→ **What the task requires**: Every line of the listing must be reproduced as it stands. Leave the images behind.

→ **Material**:
--------------------

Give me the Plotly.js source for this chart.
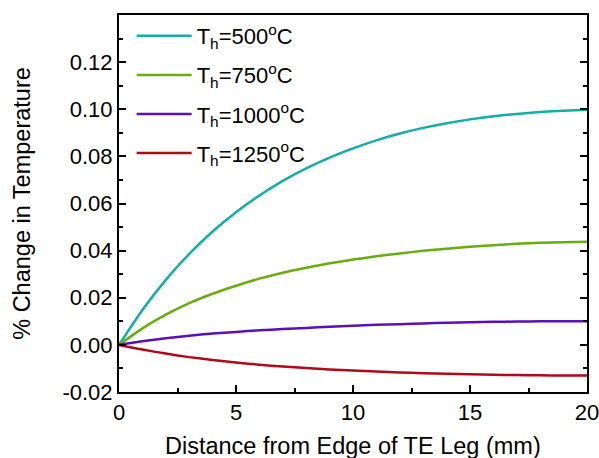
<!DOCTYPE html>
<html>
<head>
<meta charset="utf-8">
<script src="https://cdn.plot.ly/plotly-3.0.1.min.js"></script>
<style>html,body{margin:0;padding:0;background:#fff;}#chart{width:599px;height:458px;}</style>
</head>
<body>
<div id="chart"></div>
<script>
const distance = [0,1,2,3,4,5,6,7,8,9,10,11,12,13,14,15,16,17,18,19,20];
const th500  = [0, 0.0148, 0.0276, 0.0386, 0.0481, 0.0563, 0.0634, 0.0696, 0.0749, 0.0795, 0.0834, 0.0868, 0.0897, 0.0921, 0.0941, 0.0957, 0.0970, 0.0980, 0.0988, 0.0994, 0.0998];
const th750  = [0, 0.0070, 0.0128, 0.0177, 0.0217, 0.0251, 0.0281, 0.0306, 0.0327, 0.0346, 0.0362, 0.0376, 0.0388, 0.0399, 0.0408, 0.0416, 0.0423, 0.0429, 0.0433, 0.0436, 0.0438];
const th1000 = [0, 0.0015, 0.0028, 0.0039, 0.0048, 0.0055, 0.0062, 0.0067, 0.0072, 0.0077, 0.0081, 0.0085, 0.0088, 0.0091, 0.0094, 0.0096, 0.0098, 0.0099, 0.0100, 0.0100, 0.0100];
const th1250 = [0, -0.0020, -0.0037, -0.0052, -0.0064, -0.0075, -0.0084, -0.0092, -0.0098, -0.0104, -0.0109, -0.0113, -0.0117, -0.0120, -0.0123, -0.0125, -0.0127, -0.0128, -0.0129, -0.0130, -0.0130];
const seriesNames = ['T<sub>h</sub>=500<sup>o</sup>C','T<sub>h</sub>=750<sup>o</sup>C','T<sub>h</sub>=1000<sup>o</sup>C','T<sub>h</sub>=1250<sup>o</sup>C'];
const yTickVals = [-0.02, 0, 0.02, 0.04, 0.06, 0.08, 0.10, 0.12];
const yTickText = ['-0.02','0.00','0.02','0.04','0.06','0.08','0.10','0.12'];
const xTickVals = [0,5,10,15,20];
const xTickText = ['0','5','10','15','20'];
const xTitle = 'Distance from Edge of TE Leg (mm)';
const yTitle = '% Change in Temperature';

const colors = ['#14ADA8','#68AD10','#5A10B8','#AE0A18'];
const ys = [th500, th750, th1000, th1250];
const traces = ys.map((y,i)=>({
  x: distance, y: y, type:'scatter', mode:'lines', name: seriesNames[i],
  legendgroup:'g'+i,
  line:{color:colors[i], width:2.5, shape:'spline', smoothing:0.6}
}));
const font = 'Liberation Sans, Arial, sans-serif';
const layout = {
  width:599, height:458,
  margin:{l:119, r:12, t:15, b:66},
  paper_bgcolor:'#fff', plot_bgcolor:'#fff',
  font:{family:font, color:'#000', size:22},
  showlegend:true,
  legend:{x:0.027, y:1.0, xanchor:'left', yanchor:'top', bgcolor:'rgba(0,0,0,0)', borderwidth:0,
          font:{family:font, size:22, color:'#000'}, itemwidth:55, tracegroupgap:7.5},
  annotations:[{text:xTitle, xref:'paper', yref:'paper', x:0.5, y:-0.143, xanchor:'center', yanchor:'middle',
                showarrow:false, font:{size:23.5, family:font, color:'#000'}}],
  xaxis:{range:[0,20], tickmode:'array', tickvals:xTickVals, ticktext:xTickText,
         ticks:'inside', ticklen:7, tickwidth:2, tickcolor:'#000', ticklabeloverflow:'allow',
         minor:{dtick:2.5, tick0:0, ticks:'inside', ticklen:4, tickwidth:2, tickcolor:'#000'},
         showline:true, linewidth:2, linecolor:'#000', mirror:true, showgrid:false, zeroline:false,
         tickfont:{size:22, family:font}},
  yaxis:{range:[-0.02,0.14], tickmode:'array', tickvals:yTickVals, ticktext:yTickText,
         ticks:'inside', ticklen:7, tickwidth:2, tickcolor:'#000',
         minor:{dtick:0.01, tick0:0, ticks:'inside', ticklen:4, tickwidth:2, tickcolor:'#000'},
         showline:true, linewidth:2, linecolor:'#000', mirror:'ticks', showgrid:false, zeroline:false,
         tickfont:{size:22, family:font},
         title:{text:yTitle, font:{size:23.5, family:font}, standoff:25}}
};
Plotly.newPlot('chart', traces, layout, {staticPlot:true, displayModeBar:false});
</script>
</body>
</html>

--------------------

→ **Problem solution**:
Give me the Plotly.js source for this chart.
<!DOCTYPE html>
<html>
<head>
<meta charset="utf-8">
<script src="https://cdn.plot.ly/plotly-3.0.1.min.js"></script>
<style>html,body{margin:0;padding:0;background:#fff;}#chart{width:599px;height:458px;}</style>
</head>
<body>
<div id="chart"></div>
<script>
const distance = [0,1,2,3,4,5,6,7,8,9,10,11,12,13,14,15,16,17,18,19,20];
const th500  = [0, 0.0148, 0.0276, 0.0386, 0.0481, 0.0563, 0.0634, 0.0696, 0.0749, 0.0795, 0.0834, 0.0868, 0.0897, 0.0921, 0.0941, 0.0957, 0.0970, 0.0980, 0.0988, 0.0994, 0.0998];
const th750  = [0, 0.0070, 0.0128, 0.0177, 0.0217, 0.0251, 0.0281, 0.0306, 0.0327, 0.0346, 0.0362, 0.0376, 0.0388, 0.0399, 0.0408, 0.0416, 0.0423, 0.0429, 0.0433, 0.0436, 0.0438];
const th1000 = [0, 0.0015, 0.0028, 0.0039, 0.0048, 0.0055, 0.0062, 0.0067, 0.0072, 0.0077, 0.0081, 0.0085, 0.0088, 0.0091, 0.0094, 0.0096, 0.0098, 0.0099, 0.0100, 0.0100, 0.0100];
const th1250 = [0, -0.0020, -0.0037, -0.0052, -0.0064, -0.0075, -0.0084, -0.0092, -0.0098, -0.0104, -0.0109, -0.0113, -0.0117, -0.0120, -0.0123, -0.0125, -0.0127, -0.0128, -0.0129, -0.0130, -0.0130];
const seriesNames = ['T<sub>h</sub>=500<sup>o</sup>C','T<sub>h</sub>=750<sup>o</sup>C','T<sub>h</sub>=1000<sup>o</sup>C','T<sub>h</sub>=1250<sup>o</sup>C'];
const yTickVals = [-0.02, 0, 0.02, 0.04, 0.06, 0.08, 0.10, 0.12];
const yTickText = ['-0.02','0.00','0.02','0.04','0.06','0.08','0.10','0.12'];
const xTickVals = [0,5,10,15,20];
const xTickText = ['0','5','10','15','20'];
const xTitle = 'Distance from Edge of TE Leg (mm)';
const yTitle = '% Change in Temperature';

const colors = ['#14ADA8','#68AD10','#5A10B8','#AE0A18'];
const ys = [th500, th750, th1000, th1250];
const traces = ys.map((y,i)=>({
  x: distance, y: y, type:'scatter', mode:'lines', name: seriesNames[i],
  legendgroup:'g'+i,
  line:{color:colors[i], width:2.5, shape:'spline', smoothing:0.6}
}));
const font = 'Liberation Sans, Arial, sans-serif';
const layout = {
  width:599, height:458,
  margin:{l:119, r:12, t:15, b:66},
  paper_bgcolor:'#fff', plot_bgcolor:'#fff',
  font:{family:font, color:'#000', size:22},
  showlegend:true,
  legend:{x:0.027, y:1.0, xanchor:'left', yanchor:'top', bgcolor:'rgba(0,0,0,0)', borderwidth:0,
          font:{family:font, size:22, color:'#000'}, itemwidth:55, tracegroupgap:7.5},
  annotations:[{text:xTitle, xref:'paper', yref:'paper', x:0.5, y:-0.143, xanchor:'center', yanchor:'middle',
                showarrow:false, font:{size:23.5, family:font, color:'#000'}}],
  xaxis:{range:[0,20], tickmode:'array', tickvals:xTickVals, ticktext:xTickText,
         ticks:'inside', ticklen:7, tickwidth:2, tickcolor:'#000', ticklabeloverflow:'allow',
         minor:{dtick:2.5, tick0:0, ticks:'inside', ticklen:4, tickwidth:2, tickcolor:'#000'},
         showline:true, linewidth:2, linecolor:'#000', mirror:true, showgrid:false, zeroline:false,
         tickfont:{size:22, family:font}},
  yaxis:{range:[-0.02,0.14], tickmode:'array', tickvals:yTickVals, ticktext:yTickText,
         ticks:'inside', ticklen:7, tickwidth:2, tickcolor:'#000',
         minor:{dtick:0.01, tick0:0, ticks:'inside', ticklen:4, tickwidth:2, tickcolor:'#000'},
         showline:true, linewidth:2, linecolor:'#000', mirror:'ticks', showgrid:false, zeroline:false,
         tickfont:{size:22, family:font},
         title:{text:yTitle, font:{size:23.5, family:font}, standoff:25}}
};
Plotly.newPlot('chart', traces, layout, {staticPlot:true, displayModeBar:false});
</script>
</body>
</html>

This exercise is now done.